Of all the property classes, retail is much more like running a business than collecting rents. The property itself is the capital stock that allows you to operate the business. Retail properties form into locational oligopolies, dividing up catchment areas so that it’s not possible to locate another centre between them without affecting the financial feasibility of all. And the nature of the retail offering has been changing dramatically.
Over the last 40 years we’ve seen the development of a network of regional and subregional centres around Australia. Those networks are now mature, with little opportunity for new centres except in areas of population growth and with investment focused on expansion and refurbishment of existing centres. And we’re in the process of developing networks of bulky goods and convenience centres. Managing retail property is highly specialised and labour intensive.
Not many property operations are set up to do it well. But those that do, do it very well. It’s all about creating the most attractive place for shoppers and attracting shoppers to your centre. So, even with limited opportunity for new entrants, competition between centres is fierce, requiring frequent investment in competitive refurbishment to attract retail spending.
Times have been good recently. But it hasn’t always been so. And it’s about to change yet again. The 1980s were kind to retail property. The 1990s were tougher. The recession heralded a decade of low margins and low growth in sales for retailers, limiting the affordability of rents. Retailing was a difficult business. Retail centres saw a high turnover of tenancies and high vacancies – even in good centres – keeping rents flat and centre income static.
Even so, falling interest rates leading to firming yields augmented retail incomes to provide excellent returns to retail property investment. That has all changed this decade. Retail sales have grown much more strongly on average, sometimes booming, and much higher retail margins have made retailing a more attractive and less risky business.
How did this happen? Having languished below 2 per cent for much of the 1990s, real retail sales growth picked up to between 3 and 4 per cent early this decade before taking off into a debtfuelled spending binge in 2003 and 2004 when retail sales growth peaked above 8 per cent in real terms. Why? Because banks finally realised that Australians rarely default on their mortgages and, desperately seeking growth, bundled consumer credit with housing loans, effectively creating a line of credit for people with mortgages. “We’ll all be rooned!” cried the doomsayers. “We’ve borrowed too much.”
The subsequent fall in growth of retail sales was precautionary with households reducing expenditure to levels at which they were paying off debt. But they still had good jobs, household incomes were strong and that underwrote the subsequent resurgence in spending. Meanwhile, the rise in the Australian dollar has boosted margins. When the dollar rises, importers and retailers do not immediately pass on cost reductions as price reductions, but take the reduced costs as an increase in margins. It takes time for competition between retailers to erode those margins.

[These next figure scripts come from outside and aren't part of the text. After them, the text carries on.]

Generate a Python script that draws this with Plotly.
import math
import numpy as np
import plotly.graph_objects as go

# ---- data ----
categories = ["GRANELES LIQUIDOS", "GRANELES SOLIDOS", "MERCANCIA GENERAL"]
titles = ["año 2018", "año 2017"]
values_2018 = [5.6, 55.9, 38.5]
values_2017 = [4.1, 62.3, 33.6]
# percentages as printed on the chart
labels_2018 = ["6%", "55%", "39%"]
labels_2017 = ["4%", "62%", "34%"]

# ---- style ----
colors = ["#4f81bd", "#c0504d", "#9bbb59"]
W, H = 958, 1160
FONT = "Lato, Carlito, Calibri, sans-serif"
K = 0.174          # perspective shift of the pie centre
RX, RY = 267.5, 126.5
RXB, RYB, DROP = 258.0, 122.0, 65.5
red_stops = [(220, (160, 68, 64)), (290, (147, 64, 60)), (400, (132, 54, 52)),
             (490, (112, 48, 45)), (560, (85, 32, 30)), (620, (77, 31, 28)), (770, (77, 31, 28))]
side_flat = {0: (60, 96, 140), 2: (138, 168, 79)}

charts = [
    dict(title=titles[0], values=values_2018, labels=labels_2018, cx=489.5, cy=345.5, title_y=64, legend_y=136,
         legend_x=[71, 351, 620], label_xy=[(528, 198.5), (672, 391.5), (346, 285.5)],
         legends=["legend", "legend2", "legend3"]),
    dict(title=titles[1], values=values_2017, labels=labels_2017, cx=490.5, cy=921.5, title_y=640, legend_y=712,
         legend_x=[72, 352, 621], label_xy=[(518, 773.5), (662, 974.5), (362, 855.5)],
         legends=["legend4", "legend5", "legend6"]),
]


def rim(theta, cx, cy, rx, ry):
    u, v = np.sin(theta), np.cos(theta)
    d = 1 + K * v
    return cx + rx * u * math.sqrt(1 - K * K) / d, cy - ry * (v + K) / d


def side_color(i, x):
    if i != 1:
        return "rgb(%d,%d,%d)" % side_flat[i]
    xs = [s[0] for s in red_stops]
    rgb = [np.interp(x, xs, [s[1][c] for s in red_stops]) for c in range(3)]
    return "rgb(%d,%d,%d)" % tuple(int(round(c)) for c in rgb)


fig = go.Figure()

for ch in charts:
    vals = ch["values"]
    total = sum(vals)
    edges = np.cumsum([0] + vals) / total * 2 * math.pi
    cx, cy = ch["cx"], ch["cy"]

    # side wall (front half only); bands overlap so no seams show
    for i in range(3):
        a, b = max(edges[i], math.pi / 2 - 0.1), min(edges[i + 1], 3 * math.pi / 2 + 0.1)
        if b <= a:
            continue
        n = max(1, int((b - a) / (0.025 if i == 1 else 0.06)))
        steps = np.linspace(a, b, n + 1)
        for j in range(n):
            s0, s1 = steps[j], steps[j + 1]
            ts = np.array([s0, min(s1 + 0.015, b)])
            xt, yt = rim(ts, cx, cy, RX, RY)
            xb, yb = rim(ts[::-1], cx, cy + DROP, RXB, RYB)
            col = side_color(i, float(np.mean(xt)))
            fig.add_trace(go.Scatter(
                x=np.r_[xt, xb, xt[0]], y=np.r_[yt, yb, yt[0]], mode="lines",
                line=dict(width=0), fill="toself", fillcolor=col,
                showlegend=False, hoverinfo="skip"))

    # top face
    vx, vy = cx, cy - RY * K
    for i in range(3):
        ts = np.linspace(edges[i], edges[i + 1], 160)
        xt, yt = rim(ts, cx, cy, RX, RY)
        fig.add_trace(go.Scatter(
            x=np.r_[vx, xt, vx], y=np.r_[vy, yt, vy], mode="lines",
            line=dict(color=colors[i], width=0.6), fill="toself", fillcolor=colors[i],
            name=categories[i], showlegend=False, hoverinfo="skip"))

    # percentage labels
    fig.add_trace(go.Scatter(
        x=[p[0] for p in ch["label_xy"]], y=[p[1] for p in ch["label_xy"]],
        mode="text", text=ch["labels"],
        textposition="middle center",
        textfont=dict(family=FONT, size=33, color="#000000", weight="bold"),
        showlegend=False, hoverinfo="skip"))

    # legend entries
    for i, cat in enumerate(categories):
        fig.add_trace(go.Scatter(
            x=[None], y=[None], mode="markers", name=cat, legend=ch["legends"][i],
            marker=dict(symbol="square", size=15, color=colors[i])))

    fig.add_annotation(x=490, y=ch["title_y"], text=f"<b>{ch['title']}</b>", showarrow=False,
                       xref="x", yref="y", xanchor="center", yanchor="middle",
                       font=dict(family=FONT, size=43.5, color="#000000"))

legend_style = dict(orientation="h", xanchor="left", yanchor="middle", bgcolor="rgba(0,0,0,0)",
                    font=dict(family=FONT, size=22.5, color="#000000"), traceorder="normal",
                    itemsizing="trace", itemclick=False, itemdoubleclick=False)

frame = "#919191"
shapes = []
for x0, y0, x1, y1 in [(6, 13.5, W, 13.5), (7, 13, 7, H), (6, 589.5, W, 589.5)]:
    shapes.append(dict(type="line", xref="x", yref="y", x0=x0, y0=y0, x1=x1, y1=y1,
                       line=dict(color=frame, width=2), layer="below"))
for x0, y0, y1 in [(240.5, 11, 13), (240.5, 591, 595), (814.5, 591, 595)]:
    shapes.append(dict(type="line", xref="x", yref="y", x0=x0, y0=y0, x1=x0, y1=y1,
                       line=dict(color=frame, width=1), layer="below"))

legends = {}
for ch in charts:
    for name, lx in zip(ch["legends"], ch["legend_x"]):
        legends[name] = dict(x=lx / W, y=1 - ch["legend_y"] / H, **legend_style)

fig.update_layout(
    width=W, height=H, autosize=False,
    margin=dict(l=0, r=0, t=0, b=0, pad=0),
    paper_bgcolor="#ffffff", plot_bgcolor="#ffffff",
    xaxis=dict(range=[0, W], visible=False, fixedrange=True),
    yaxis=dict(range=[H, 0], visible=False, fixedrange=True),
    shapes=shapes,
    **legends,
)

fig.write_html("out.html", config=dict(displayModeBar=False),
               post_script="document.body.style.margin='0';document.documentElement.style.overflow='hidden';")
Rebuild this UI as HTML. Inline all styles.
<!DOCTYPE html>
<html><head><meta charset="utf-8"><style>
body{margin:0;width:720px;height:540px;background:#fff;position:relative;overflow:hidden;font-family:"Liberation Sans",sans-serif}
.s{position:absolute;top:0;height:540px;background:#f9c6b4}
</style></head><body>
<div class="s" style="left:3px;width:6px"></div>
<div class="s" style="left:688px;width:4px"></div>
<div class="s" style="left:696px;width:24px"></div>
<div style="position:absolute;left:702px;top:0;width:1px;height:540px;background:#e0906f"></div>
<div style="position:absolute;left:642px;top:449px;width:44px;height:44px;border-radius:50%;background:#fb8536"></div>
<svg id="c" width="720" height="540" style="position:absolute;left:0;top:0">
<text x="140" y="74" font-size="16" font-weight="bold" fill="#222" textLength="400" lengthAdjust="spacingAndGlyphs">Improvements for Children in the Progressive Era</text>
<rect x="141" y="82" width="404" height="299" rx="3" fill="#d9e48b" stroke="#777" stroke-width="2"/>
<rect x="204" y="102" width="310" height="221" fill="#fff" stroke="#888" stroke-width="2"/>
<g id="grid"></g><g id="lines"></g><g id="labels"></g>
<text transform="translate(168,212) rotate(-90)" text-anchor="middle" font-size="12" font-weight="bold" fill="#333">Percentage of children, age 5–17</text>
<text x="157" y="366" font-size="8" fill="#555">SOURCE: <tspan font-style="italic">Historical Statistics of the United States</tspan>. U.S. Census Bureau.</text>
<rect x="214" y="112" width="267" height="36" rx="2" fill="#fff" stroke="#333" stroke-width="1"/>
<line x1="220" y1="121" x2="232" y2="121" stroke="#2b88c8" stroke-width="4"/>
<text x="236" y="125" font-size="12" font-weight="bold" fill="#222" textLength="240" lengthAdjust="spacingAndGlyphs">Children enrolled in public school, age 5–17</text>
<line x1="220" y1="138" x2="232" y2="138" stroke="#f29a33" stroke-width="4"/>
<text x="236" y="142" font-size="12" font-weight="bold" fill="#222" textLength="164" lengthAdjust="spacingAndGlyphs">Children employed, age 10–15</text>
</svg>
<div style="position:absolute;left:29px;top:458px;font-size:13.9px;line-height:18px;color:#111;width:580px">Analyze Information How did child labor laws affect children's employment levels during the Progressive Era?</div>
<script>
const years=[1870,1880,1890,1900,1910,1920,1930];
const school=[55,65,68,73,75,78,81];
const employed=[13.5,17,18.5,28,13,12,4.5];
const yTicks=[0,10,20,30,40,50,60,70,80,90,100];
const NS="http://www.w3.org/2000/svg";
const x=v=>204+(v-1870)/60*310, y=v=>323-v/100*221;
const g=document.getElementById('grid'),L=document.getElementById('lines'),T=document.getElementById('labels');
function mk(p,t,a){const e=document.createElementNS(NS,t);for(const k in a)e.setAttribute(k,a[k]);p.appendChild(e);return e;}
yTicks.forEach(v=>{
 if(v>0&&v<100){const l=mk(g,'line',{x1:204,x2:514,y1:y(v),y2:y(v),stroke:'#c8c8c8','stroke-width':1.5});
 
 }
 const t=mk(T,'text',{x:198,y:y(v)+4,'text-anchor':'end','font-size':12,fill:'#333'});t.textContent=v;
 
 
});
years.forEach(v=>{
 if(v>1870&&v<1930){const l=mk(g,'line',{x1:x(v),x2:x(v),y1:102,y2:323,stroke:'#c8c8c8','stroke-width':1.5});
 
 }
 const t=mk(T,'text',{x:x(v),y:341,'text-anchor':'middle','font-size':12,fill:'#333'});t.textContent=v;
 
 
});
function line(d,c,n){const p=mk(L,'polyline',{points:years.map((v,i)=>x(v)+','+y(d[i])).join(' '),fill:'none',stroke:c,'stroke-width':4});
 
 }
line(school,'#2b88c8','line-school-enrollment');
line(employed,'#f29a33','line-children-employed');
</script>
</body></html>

Through most of the 1990s, retail margins fluctuated around 2.5 per cent, but in recent years they’ve been above 3.5 per cent and in the last few quarters above 4 per cent. Strong growth and higher margins this decade have made retailing a much more profitable and stable business. The result has been a queue of retailers waiting to get into good centres while increased profitability has underwritten increases in rents and centre incomes. And firming yields boosted retail property returns.

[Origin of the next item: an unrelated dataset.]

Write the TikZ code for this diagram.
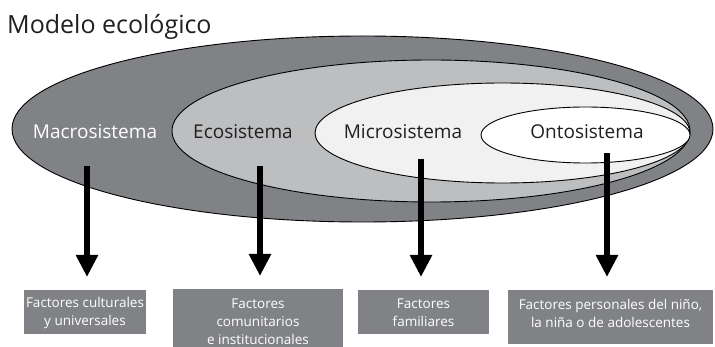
\documentclass[tikz,border=0pt]{standalone}
\usepackage{fontspec}
\setmainfont{Open Sans}
\usetikzlibrary{arrows.meta,positioning}
\definecolor{dgray}{HTML}{808285}
\definecolor{lgray}{HTML}{BCBEC0}
\definecolor{vlgray}{HTML}{F1F1F2}
\definecolor{ink}{HTML}{231F20}
\tikzset{
  sys/.style={draw=black,line width=0.9pt},
  syslabel/.style={font=\fontsize{19}{21}\selectfont,inner sep=0pt},
  factbox/.style={fill=dgray,inner sep=0pt,anchor=north west},
  facttext/.style={text=white,align=center,font=\fontsize{13.5}{18}\selectfont,inner sep=0pt},
  bigarrow/.style={line width=6pt,-{Triangle[width=21pt,length=22pt]},shorten >=13pt}
}
\begin{document}
\begin{tikzpicture}[x=1pt,y=-1pt]
\useasboundingbox (0,0) rectangle (715,347);
\fill[white] (0,0) rectangle (715,347);
\node[anchor=base west,inner sep=0pt,font=\fontsize{25}{28}\selectfont,text=ink] (title) at (7,34) {Modelo ecológico};
\draw[sys,fill=dgray] (362.5,129) ellipse [x radius=350.5,y radius=93];
\draw[sys,fill=lgray] (431,131) ellipse [x radius=259,y radius=71];
\draw[sys,fill=vlgray] (502.5,133) ellipse [x radius=187.5,y radius=50];
\draw[sys,fill=white] (585.5,135) ellipse [x radius=104.5,y radius=28];
\node[syslabel,text=white] (macro) at (95,132) {Macrosistema};
\node[syslabel,text=ink] (eco) at (243,132) {Ecosistema};
\node[syslabel,text=ink] (micro) at (403,132) {Microsistema};
\node[syslabel,text=ink] (onto) at (587,132) {Ontosistema};
\node[factbox,minimum width=122pt,minimum height=44pt] (b1) at (24,290) {};
\node[factbox,minimum width=170pt,minimum height=62pt] (b2) at (173,289) {};
\node[factbox,minimum width=131pt,minimum height=44pt] (b3) at (358,290) {};
\node[factbox,minimum width=205pt,minimum height=54pt] (b4) at (508,290) {};
\node[facttext] (t1) at (85,313) {Factores culturales\\y universales};
\node[facttext] (t2) at (258,322) {Factores\\comunitarios\\e institucionales};
\node[facttext] (t3) at (423.5,313) {Factores\\familiares};
\node[facttext] (t4) at (610.5,313) {Factores personales del niño,\\la niña o de adolescentes};
\coordinate (s1) at (87,166);
\coordinate (s2) at (260,166);
\coordinate (s3) at (421,159);
\coordinate (s4) at (607,153);
\draw[bigarrow] (s1) -- (s1 |- b1.north);
\draw[bigarrow] (s2) -- (s2 |- b2.north);
\draw[bigarrow] (s3) -- (s3 |- b3.north);
\draw[bigarrow] (s4) -- (s4 |- b4.north);
\end{tikzpicture}
\end{document}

For retail property, it was as good as it gets. And then came the financial shocks associated with the subprime loans crisis. Starting in the US, the credit squeeze, the economic setback and the fall in the sharemarket has played havoc with Australian listed property trusts (LPTs) – they call them real estate investment trusts (REITs) now. While the economy has stayed strong – Australia’s problem is inflation, not growth – and the credit squeeze has been mild compared with overseas, the setback to LPT prices and pressure on gearing means that a lot of property, including retail, is on the market.
We expect that prime yields will soften by half to 1 per cent, more for secondary, with a corresponding setback to prices and returns. And that brings us to the present setback to retail sales, as the Reserve Bank has been aggressively raising interest rates to curtail spending in an attempt to reduce inflation. The latest rise in the dollar has added significantly to margins – offsetting the moderating impact of the rise in the dollar on inflation – despite the weakening in retail sales.

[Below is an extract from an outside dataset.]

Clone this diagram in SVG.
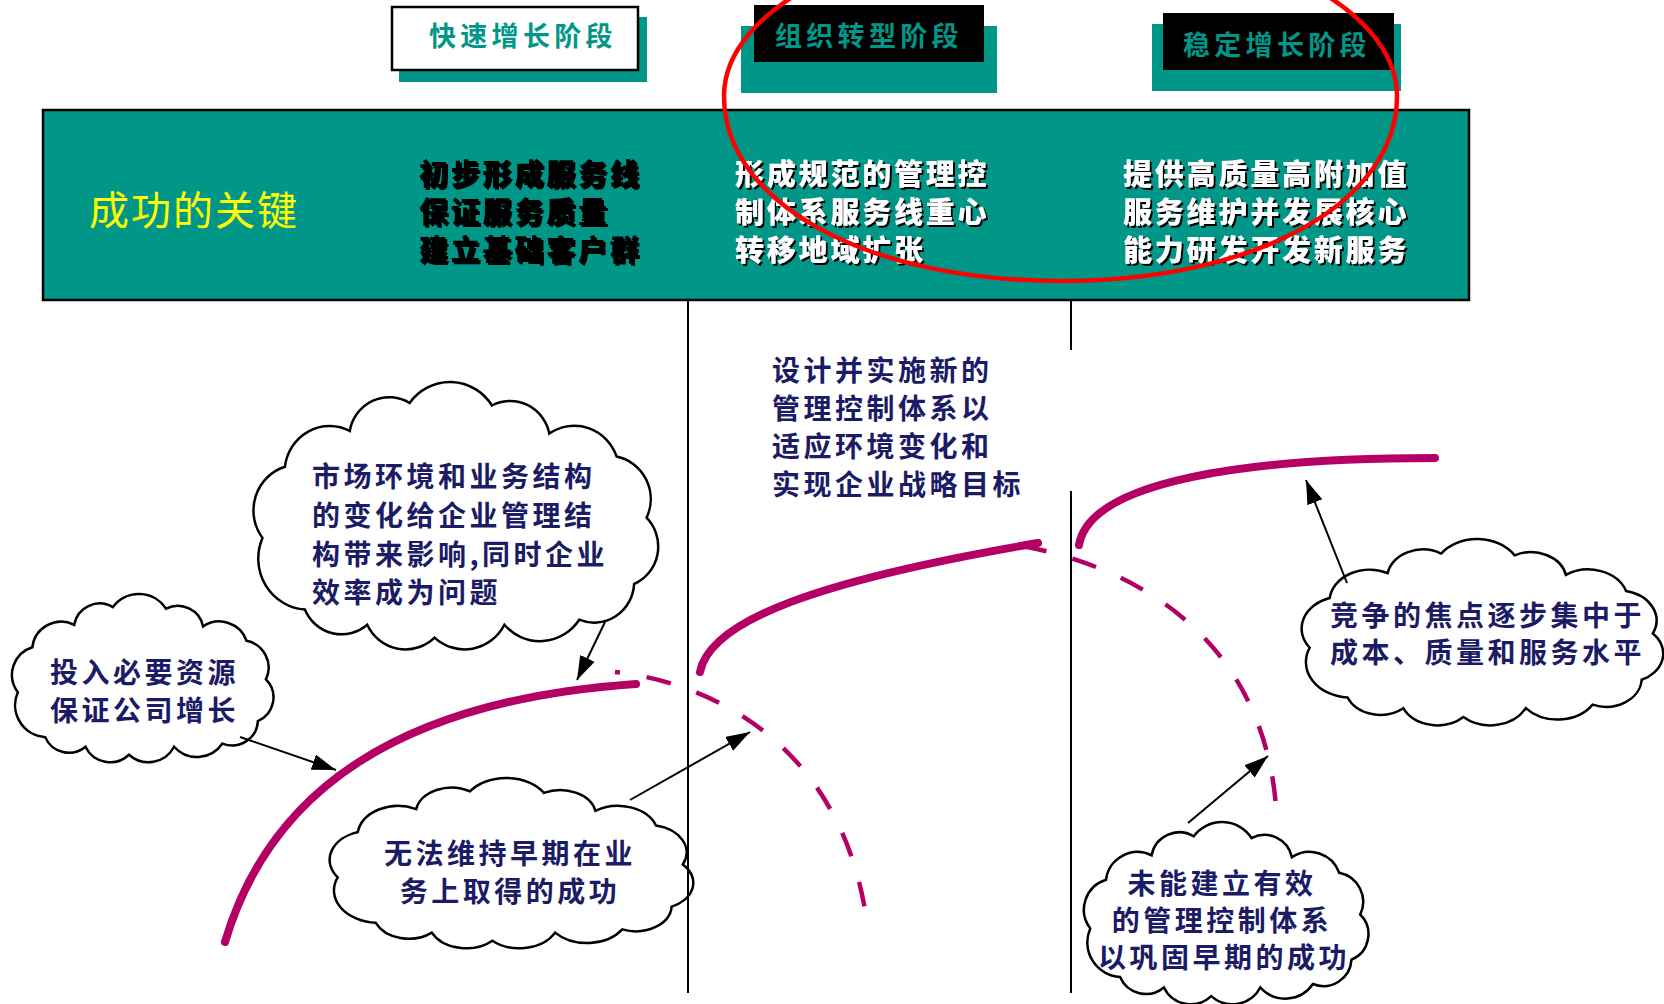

Given the continued strength of investment underpinning the economy, demand inflation will not be easy to reduce. With strong household income and July’s tax cuts likely to once again boost spending, the RBA’s war against inflation is likely to be a long war of attrition. We think that interest rates have further to rise before this is over. We are forecasting lower growth in retail sales over the next few years as the impact of rising interest rates bites. But the strength of employment and household income should limit any weakness. Retail sales will still grow, just not as strongly.
After this year’s setback to retail property, due to the financial shock, we expect a rebound next year. But gone are the heady days of firming yields driving capital growth and the more recent ability to raise incomes. Cash flow will be solid rather than spectacular. But, compared with other more volatile property types, it will be steady. Five years from now many, but not all, of the nonresidential property market upswings will have run their course.
While other property sectors fluctuate with the ups and downs of the cycle, retail returns will be underpinned by its stable cash flow. This is the part of the cycle where retail property comes into its own as a solid underpinning of property investment portfolios.